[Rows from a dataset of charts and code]
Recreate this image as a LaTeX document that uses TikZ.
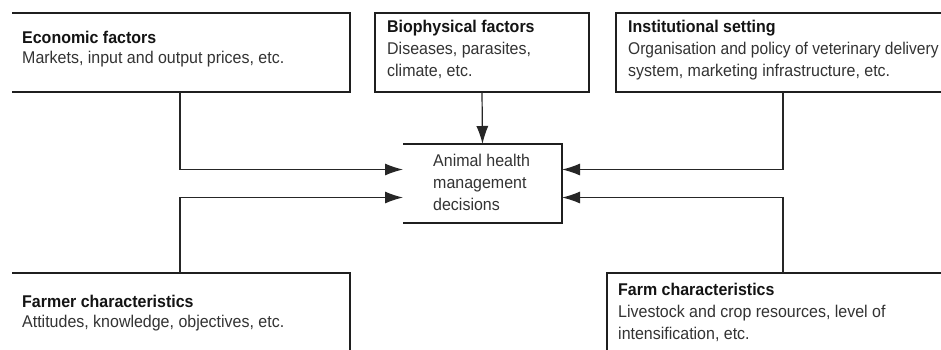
\documentclass[tikz,border=0pt]{standalone}
\usepackage{fontspec}
\setmainfont[FakeStretch=0.94]{Liberation Sans}
\newfontfamily\narrowtxt[FakeStretch=0.915]{Liberation Sans}
\usetikzlibrary{arrows.meta}
\begin{document}
\begin{tikzpicture}[x=1pt,y=-1pt,
  frame/.style={draw=none,inner sep=0pt,outer sep=0pt,anchor=north west},
  edge/.style={draw=black!88,line width=1.5pt},
  conn/.style={draw=black!85,line width=1.2pt},
  arr/.style={conn,-{Latex[length=18pt,width=12pt]}},
  ttl/.style={anchor=base west,inner sep=0pt,font=\fontsize{17}{22}\selectfont\bfseries,text=black!92},
  dsc/.style={anchor=base west,inner sep=0pt,font=\fontsize{17}{22}\selectfont,text=black!80}]
\useasboundingbox (0,0) rectangle (941,349);
\clip (0,0) rectangle (941,349);
\fill[white] (0,0) rectangle (941,349);

% box frames (as invisible nodes)
\node[frame,minimum width=338pt,minimum height=79pt] (eco) at (12,13) {};
\node[frame,minimum width=214pt,minimum height=79pt] (bio) at (375,13) {};
\node[frame,minimum width=340pt,minimum height=79pt] (inst) at (616,13) {};
\node[frame,minimum width=159pt,minimum height=79pt] (dec) at (403,144) {};
\node[frame,minimum width=338pt,minimum height=90pt] (farmer) at (12,273) {};
\node[frame,minimum width=340pt,minimum height=90pt] (farm) at (607,273) {};

% visible sides
\draw[edge] (eco.north west) -- (eco.north east) -- (eco.south east) -- (eco.south west);
\draw[edge] (bio.north west) rectangle (bio.south east);
\draw[edge] (inst.north east) -- (inst.north west) -- (inst.south west) -- (inst.south east);
\draw[edge] (dec.north west) -- (dec.north east) -- (dec.south east) -- (dec.south west);
\draw[edge] (farmer.north west) -- (farmer.north east) -- (farmer.south east);
\draw[edge] (farm.north east) -- (farm.north west) -- (farm.south west);

% texts
\node[ttl] (ecoT) at (22,43) {Economic factors};
\node[dsc] (ecoD) at (22,63) {Markets, input and output prices, etc.};

\node[ttl] (bioT) at (387,32) {Biophysical factors};
\node[dsc] (bioD1) at (387,54) {Diseases, parasites,};
\node[dsc] (bioD2) at (387,76) {climate, etc.};

\node[ttl] (instT) at (628,32) {Institutional setting};
\node[dsc] (instD1) at (628,54) {\narrowtxt Organisation and policy of veterinary delivery};
\node[dsc] (instD2) at (628,76) {system, marketing infrastructure, etc.};

\node[dsc] (decD1) at (433,166) {Animal health};
\node[dsc] (decD2) at (433,188) {management};
\node[dsc] (decD3) at (433,210) {decisions};

\node[ttl] (farmerT) at (22,307) {Farmer characteristics};
\node[dsc] (farmerD) at (22,327) {Attitudes, knowledge, objectives, etc.};

\node[ttl] (farmT) at (618,295) {Farm characteristics};
\node[dsc] (farmD1) at (618,317) {Livestock and crop resources, level of};
\node[dsc] (farmD2) at (618,339) {intensification, etc.};

% connectors
\coordinate (xl) at (180,0);
\coordinate (xr) at (783,0);
\draw[arr] (eco.south -| xl) |- ([yshift=14pt]dec.west);
\draw[arr] (farmer.north -| xl) |- ([yshift=-14pt]dec.west);
\draw[arr] (bio.south) -- (dec.north);
\draw[arr] (inst.south -| xr) |- ([yshift=14pt]dec.east);
\draw[arr] (farm.north -| xr) |- ([yshift=-14pt]dec.east);
\end{tikzpicture}
\end{document}
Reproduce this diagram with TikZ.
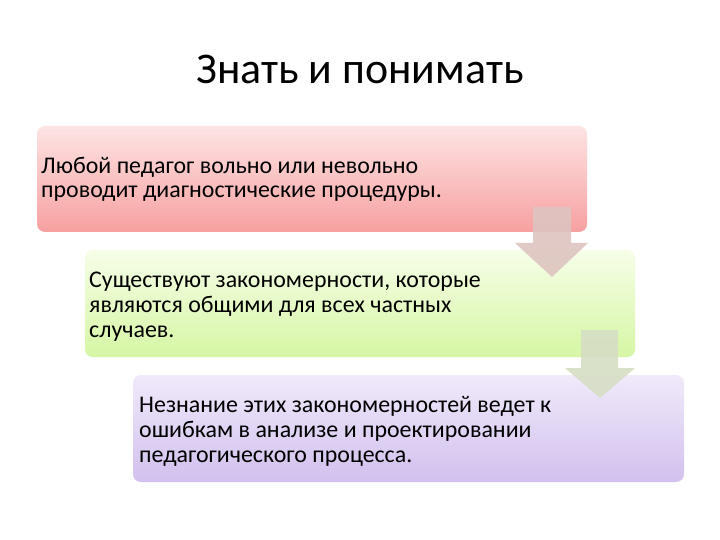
\documentclass[tikz,border=0pt]{standalone}
\usepackage{fontspec}
\setmainfont{Carlito}
\usetikzlibrary{shadings}
\definecolor{rtop}{RGB}{253,228,228}
\definecolor{rbot}{RGB}{247,160,160}
\definecolor{gtop}{RGB}{246,254,232}
\definecolor{gbot}{RGB}{214,246,164}
\definecolor{ptop}{RGB}{240,234,250}
\definecolor{pbot}{RGB}{210,192,238}
\definecolor{arrA}{RGB}{222,196,192}
\definecolor{arrB}{RGB}{214,222,196}
\tikzset{
  stepbox/.style={rounded corners=8bp, minimum width=550bp, minimum height=106bp, inner sep=0pt},
  txt/.style={anchor=base west, align=left, font=\fontsize{24}{25}\selectfont, inner sep=0pt},
  downarrow/.style={draw=none, opacity=0.9}
}
\begin{document}
\begin{tikzpicture}[x=1bp,y=-1bp]
\useasboundingbox (0,0) rectangle (720,540);
\fill[white] (0,0) rectangle (720,540);
\node[font=\fontsize{44}{52}\selectfont, anchor=base, inner sep=0pt] (title) at (360,84) {Знать и понимать};
% boxes
\shade[top color=rtop, bottom color=rbot, rounded corners=8bp] (37,126) rectangle (587,232);
\node[stepbox] (b1) at (312,179) {};
\shade[top color=gtop, bottom color=gbot, rounded corners=8bp] (85,250) rectangle (635,357);
\node[stepbox] (b2) at (360,303.5) {};
\shade[top color=ptop, bottom color=pbot, rounded corners=8bp] (133,375) rectangle (684,482);
\node[stepbox] (b3) at (408.5,428.5) {};
% texts (anchor at baseline of last line)
\node[txt] (t1) at (41,198) {Любой педагог вольно или невольно\\проводит диагностические процедуры.};
\node[txt] (t2) at (89,337) {Существуют закономерности, которые\\являются общими для всех частных\\случаев.};
\node[txt] (t3) at (139,462) {Незнание этих закономерностей ведет к\\ошибкам в анализе и проектировании\\педагогического процесса.};
% arrows
\fill[arrA, downarrow] (533,207) -- (571,207) -- (571,243) -- (588,243) -- (552,277) -- (515,243) -- (533,243) -- cycle;
\fill[arrB, downarrow] (581,330) -- (618,330) -- (618,368) -- (635,368) -- (600,398) -- (565,368) -- (581,368) -- cycle;
\end{tikzpicture}
\end{document}
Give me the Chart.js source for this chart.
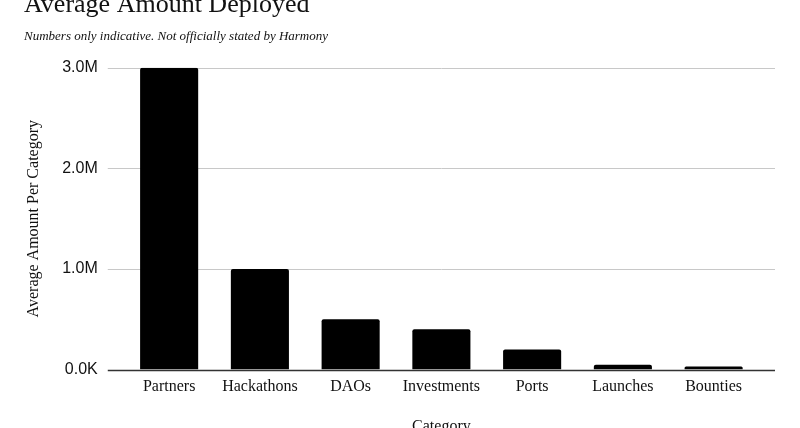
<!DOCTYPE html>
<html>
<head>
<meta charset="utf-8">
<title>Average Amount Deployed</title>
<script src="https://cdn.jsdelivr.net/npm/chart.js@4.4.1/dist/chart.umd.min.js"></script>
<style>
  html, body { margin: 0; padding: 0; background: #fff; }
  #wrap { width: 800px; height: 428px; position: relative; }
</style>
</head>
<body>
<div id="wrap"><canvas id="mycanvas"></canvas></div>
<script>
// data
var categories = ['Partners', 'Hackathons', 'DAOs', 'Investments', 'Ports', 'Launches', 'Bounties'];
var amounts = [3000000, 1000000, 500000, 400000, 200000, 47000, 30000];
var yTicks = [0, 1000000, 2000000, 3000000];

function tickLabel(v) {
  if (v === 0) return '0.0K';
  return (v / 1000000).toFixed(1) + 'M';
}

// horizontal grid lines run a little past the plot on both sides
var wideGrid = {
  id: 'wideGrid',
  beforeDatasetsDraw: function(chart) {
    var ctx = chart.ctx;
    var area = chart.chartArea;
    var y = chart.scales.y;
    ctx.save();
    for (var i = 0; i < yTicks.length; i++) {
      var py = Math.round(y.getPixelForValue(yTicks[i])) + 0.5;
      ctx.beginPath();
      ctx.moveTo(area.left - 16, py);
      ctx.lineTo(area.right + 16, py);
      if (yTicks[i] === 0) {
        ctx.strokeStyle = '#333';
        ctx.lineWidth = 1.5;
      } else {
        ctx.strokeStyle = '#c8c8c8';
        ctx.lineWidth = 1;
      }
      ctx.stroke();
    }
    ctx.restore();
  }
};

var serif = "'Liberation Serif', 'DejaVu Serif', serif";
var sans = "'Liberation Sans', Arial, sans-serif";

var chartdata = {
  labels: categories,
  datasets: [
    {
      label: 'Average Amount Per Category',
      backgroundColor: '#000',
      borderWidth: 0,
      borderRadius: 2,
      categoryPercentage: 0.64,
      barPercentage: 1,
      data: amounts
    }
  ]
};

var barGraph = new Chart(document.getElementById('mycanvas'), {
  type: 'bar',
  data: chartdata,
  plugins: [wideGrid],
  options: {
    responsive: true,
    maintainAspectRatio: false,
    animation: false,
    layout: { padding: { left: 24, right: 41, top: -10, bottom: -8 } },
    plugins: {
      legend: { display: false },
      tooltip: { enabled: false },
      title: {
        display: true,
        text: 'Average Amount Deployed',
        align: 'start',
        color: '#111',
        font: { family: serif, size: 26, weight: 'normal' },
        padding: { top: 0, bottom: 8 }
      },
      subtitle: {
        display: true,
        text: 'Numbers only indicative. Not officially stated by Harmony',
        align: 'start',
        color: '#111',
        font: { family: serif, size: 13, style: 'italic' },
        padding: { top: 0, bottom: 23 }
      }
    },
    scales: {
      x: {
        grid: { display: false },
        border: { display: false },
        ticks: {
          color: '#111',
          padding: 0,
          font: { family: serif, size: 16 }
        },
        title: {
          display: true,
          text: 'Category',
          color: '#111',
          font: { family: serif, size: 16 },
          padding: { top: 20, bottom: 0 }
        }
      },
      y: {
        min: 0,
        max: 3000000,
        grid: { display: false, drawTicks: false },
        border: { display: false },
        afterBuildTicks: function(scale) {
          scale.ticks = yTicks.map(function(v) { return { value: v }; });
        },
        ticks: {
          color: '#111',
          padding: 26,
          font: { family: sans, size: 16 },
          callback: function(v) { return tickLabel(v); }
        },
        title: {
          display: true,
          text: 'Average Amount Per Category',
          color: '#111',
          font: { family: serif, size: 16 },
          padding: { top: 0, bottom: -7 }
        }
      }
    }
  }
});
</script>
</body>
</html>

◆ EXERCISE REQUIREMENTS: Write out nothing but the lines from the start of the data through the line with "(ecoD) at (22,63)". Leave out the pictures.

◆ COMPLETE OUTPUT:
Recreate this image as a LaTeX document that uses TikZ.
\documentclass[tikz,border=0pt]{standalone}
\usepackage{fontspec}
\setmainfont[FakeStretch=0.94]{Liberation Sans}
\newfontfamily\narrowtxt[FakeStretch=0.915]{Liberation Sans}
\usetikzlibrary{arrows.meta}
\begin{document}
\begin{tikzpicture}[x=1pt,y=-1pt,
  frame/.style={draw=none,inner sep=0pt,outer sep=0pt,anchor=north west},
  edge/.style={draw=black!88,line width=1.5pt},
  conn/.style={draw=black!85,line width=1.2pt},
  arr/.style={conn,-{Latex[length=18pt,width=12pt]}},
  ttl/.style={anchor=base west,inner sep=0pt,font=\fontsize{17}{22}\selectfont\bfseries,text=black!92},
  dsc/.style={anchor=base west,inner sep=0pt,font=\fontsize{17}{22}\selectfont,text=black!80}]
\useasboundingbox (0,0) rectangle (941,349);
\clip (0,0) rectangle (941,349);
\fill[white] (0,0) rectangle (941,349);

% box frames (as invisible nodes)
\node[frame,minimum width=338pt,minimum height=79pt] (eco) at (12,13) {};
\node[frame,minimum width=214pt,minimum height=79pt] (bio) at (375,13) {};
\node[frame,minimum width=340pt,minimum height=79pt] (inst) at (616,13) {};
\node[frame,minimum width=159pt,minimum height=79pt] (dec) at (403,144) {};
\node[frame,minimum width=338pt,minimum height=90pt] (farmer) at (12,273) {};
\node[frame,minimum width=340pt,minimum height=90pt] (farm) at (607,273) {};

% visible sides
\draw[edge] (eco.north west) -- (eco.north east) -- (eco.south east) -- (eco.south west);
\draw[edge] (bio.north west) rectangle (bio.south east);
\draw[edge] (inst.north east) -- (inst.north west) -- (inst.south west) -- (inst.south east);
\draw[edge] (dec.north west) -- (dec.north east) -- (dec.south east) -- (dec.south west);
\draw[edge] (farmer.north west) -- (farmer.north east) -- (farmer.south east);
\draw[edge] (farm.north east) -- (farm.north west) -- (farm.south west);

% texts
\node[ttl] (ecoT) at (22,43) {Economic factors};
\node[dsc] (ecoD) at (22,63) {Markets, input and output prices, etc.};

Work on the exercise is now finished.